◆ **WRITTEN REQUEST**: Write out the material again exactly, please, and omit the pictures.

········

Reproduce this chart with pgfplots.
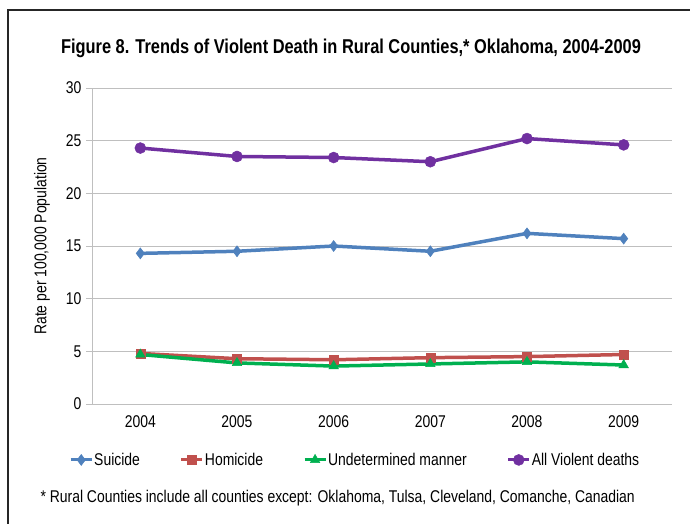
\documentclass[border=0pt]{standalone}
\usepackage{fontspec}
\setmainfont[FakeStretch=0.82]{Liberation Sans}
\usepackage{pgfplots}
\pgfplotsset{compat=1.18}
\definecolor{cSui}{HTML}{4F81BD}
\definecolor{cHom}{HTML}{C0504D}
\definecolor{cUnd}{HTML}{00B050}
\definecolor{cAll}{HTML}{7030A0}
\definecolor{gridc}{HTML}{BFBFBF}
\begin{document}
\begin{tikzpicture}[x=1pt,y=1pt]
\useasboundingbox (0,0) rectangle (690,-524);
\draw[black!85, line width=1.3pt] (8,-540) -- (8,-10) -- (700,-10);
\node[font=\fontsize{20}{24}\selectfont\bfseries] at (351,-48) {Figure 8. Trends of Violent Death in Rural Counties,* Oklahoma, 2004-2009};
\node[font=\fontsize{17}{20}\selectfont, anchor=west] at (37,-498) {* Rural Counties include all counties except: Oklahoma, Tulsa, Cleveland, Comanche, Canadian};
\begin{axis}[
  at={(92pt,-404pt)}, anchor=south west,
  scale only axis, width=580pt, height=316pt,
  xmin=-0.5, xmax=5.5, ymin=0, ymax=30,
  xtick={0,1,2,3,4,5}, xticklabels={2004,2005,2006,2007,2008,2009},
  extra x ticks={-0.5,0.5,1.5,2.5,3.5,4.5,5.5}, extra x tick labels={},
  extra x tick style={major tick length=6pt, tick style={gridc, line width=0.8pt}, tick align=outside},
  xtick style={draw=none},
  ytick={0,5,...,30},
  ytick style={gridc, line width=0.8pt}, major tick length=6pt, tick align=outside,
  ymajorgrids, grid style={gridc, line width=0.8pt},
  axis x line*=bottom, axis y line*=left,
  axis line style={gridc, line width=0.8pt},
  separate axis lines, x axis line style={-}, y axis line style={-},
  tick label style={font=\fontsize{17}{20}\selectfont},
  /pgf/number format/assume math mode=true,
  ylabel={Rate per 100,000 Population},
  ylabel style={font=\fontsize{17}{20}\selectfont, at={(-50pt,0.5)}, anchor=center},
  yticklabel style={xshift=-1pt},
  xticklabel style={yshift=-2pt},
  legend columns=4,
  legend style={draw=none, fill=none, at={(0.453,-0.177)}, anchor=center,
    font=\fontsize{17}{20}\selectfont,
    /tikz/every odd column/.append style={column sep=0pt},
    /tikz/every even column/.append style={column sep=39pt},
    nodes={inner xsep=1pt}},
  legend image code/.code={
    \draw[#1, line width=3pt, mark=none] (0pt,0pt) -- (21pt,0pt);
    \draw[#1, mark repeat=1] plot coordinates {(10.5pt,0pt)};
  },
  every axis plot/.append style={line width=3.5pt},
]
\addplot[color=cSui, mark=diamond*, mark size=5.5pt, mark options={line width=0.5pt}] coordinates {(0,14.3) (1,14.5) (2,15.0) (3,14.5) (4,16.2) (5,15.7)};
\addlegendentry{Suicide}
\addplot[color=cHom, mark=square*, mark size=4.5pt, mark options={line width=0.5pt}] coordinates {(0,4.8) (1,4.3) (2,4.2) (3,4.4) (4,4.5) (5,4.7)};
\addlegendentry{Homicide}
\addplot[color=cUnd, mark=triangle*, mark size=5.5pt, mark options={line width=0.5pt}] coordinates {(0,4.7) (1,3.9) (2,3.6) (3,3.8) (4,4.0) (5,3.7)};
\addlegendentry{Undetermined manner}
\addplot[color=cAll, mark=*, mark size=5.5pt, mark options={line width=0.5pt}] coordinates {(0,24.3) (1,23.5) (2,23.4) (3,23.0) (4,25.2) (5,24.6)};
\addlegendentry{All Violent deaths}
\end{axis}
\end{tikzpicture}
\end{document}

········

◆ **TASK RESPONSE**:
Reproduce this chart with pgfplots.
\documentclass[border=0pt]{standalone}
\usepackage{fontspec}
\setmainfont[FakeStretch=0.82]{Liberation Sans}
\usepackage{pgfplots}
\pgfplotsset{compat=1.18}
\definecolor{cSui}{HTML}{4F81BD}
\definecolor{cHom}{HTML}{C0504D}
\definecolor{cUnd}{HTML}{00B050}
\definecolor{cAll}{HTML}{7030A0}
\definecolor{gridc}{HTML}{BFBFBF}
\begin{document}
\begin{tikzpicture}[x=1pt,y=1pt]
\useasboundingbox (0,0) rectangle (690,-524);
\draw[black!85, line width=1.3pt] (8,-540) -- (8,-10) -- (700,-10);
\node[font=\fontsize{20}{24}\selectfont\bfseries] at (351,-48) {Figure 8. Trends of Violent Death in Rural Counties,* Oklahoma, 2004-2009};
\node[font=\fontsize{17}{20}\selectfont, anchor=west] at (37,-498) {* Rural Counties include all counties except: Oklahoma, Tulsa, Cleveland, Comanche, Canadian};
\begin{axis}[
  at={(92pt,-404pt)}, anchor=south west,
  scale only axis, width=580pt, height=316pt,
  xmin=-0.5, xmax=5.5, ymin=0, ymax=30,
  xtick={0,1,2,3,4,5}, xticklabels={2004,2005,2006,2007,2008,2009},
  extra x ticks={-0.5,0.5,1.5,2.5,3.5,4.5,5.5}, extra x tick labels={},
  extra x tick style={major tick length=6pt, tick style={gridc, line width=0.8pt}, tick align=outside},
  xtick style={draw=none},
  ytick={0,5,...,30},
  ytick style={gridc, line width=0.8pt}, major tick length=6pt, tick align=outside,
  ymajorgrids, grid style={gridc, line width=0.8pt},
  axis x line*=bottom, axis y line*=left,
  axis line style={gridc, line width=0.8pt},
  separate axis lines, x axis line style={-}, y axis line style={-},
  tick label style={font=\fontsize{17}{20}\selectfont},
  /pgf/number format/assume math mode=true,
  ylabel={Rate per 100,000 Population},
  ylabel style={font=\fontsize{17}{20}\selectfont, at={(-50pt,0.5)}, anchor=center},
  yticklabel style={xshift=-1pt},
  xticklabel style={yshift=-2pt},
  legend columns=4,
  legend style={draw=none, fill=none, at={(0.453,-0.177)}, anchor=center,
    font=\fontsize{17}{20}\selectfont,
    /tikz/every odd column/.append style={column sep=0pt},
    /tikz/every even column/.append style={column sep=39pt},
    nodes={inner xsep=1pt}},
  legend image code/.code={
    \draw[#1, line width=3pt, mark=none] (0pt,0pt) -- (21pt,0pt);
    \draw[#1, mark repeat=1] plot coordinates {(10.5pt,0pt)};
  },
  every axis plot/.append style={line width=3.5pt},
]
\addplot[color=cSui, mark=diamond*, mark size=5.5pt, mark options={line width=0.5pt}] coordinates {(0,14.3) (1,14.5) (2,15.0) (3,14.5) (4,16.2) (5,15.7)};
\addlegendentry{Suicide}
\addplot[color=cHom, mark=square*, mark size=4.5pt, mark options={line width=0.5pt}] coordinates {(0,4.8) (1,4.3) (2,4.2) (3,4.4) (4,4.5) (5,4.7)};
\addlegendentry{Homicide}
\addplot[color=cUnd, mark=triangle*, mark size=5.5pt, mark options={line width=0.5pt}] coordinates {(0,4.7) (1,3.9) (2,3.6) (3,3.8) (4,4.0) (5,3.7)};
\addlegendentry{Undetermined manner}
\addplot[color=cAll, mark=*, mark size=5.5pt, mark options={line width=0.5pt}] coordinates {(0,24.3) (1,23.5) (2,23.4) (3,23.0) (4,25.2) (5,24.6)};
\addlegendentry{All Violent deaths}
\end{axis}
\end{tikzpicture}
\end{document}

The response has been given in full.